Pro-India parties in Jammu & Kashmir have a history of backtracking on their commitments and making power grabs at any cost.

The BJP still views Kashmir as any other Indian territory (or so it claims) but the Kashmir conflict cannot be brushed aside while making critical decisions about the territory. The revocation of Article 370 which granted special status to the region was not the only decision taken on 5 August, 2019. The state was also bifurcated and demoted to the status of a union territory with a disempowered assembly. A sizable Kashmiri population would support and vote for the leaders of pro-India parties like National Conference and the People's Democratic Party. Their participation in the election process may or may not have reflected their allegiance to India's presence in the region, but it did provide legitimacy to it. However, doing away with the region's autonomy, followed by unfair delimitation and granting voting rights to non-locals has delegitimised these leaders and vindicated the pro-freedom parties. BJP will electorally benefit from these decisions, but the limited amount of goodwill that India had garnered from previous elections has now been permanently eroded.

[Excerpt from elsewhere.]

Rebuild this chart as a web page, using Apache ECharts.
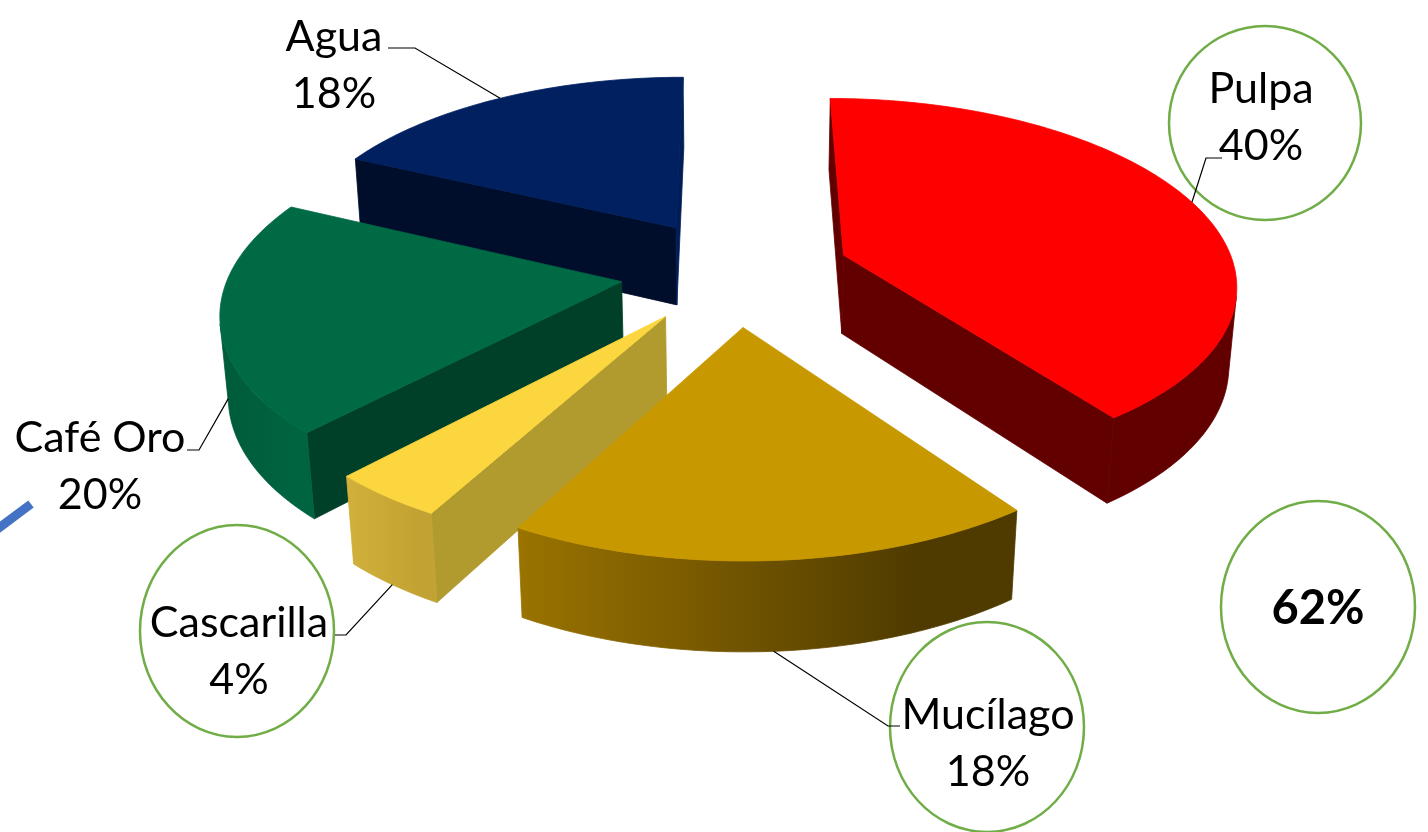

Other updates from Kashmir
The Indian government arrested several Kashmiri Muslim clerics and scholars representing different schools of Islamic thought. They were charged under the extra-judicial Public Safety Act which allows preventive detention of up to two years without trial. It's the first major clampdown on clerics since the abrogation of Article 370, and could be a precursor to further repression in the lead up to the upcoming elections. The police claimed that they had abundant evidence to prove that the clerics were "instigating" youth. It did not clarify why, despite this evidence, they weren't charged under legislation prohibiting hate speech or other similar legal provisions, allowing for them to be tried in a court of law.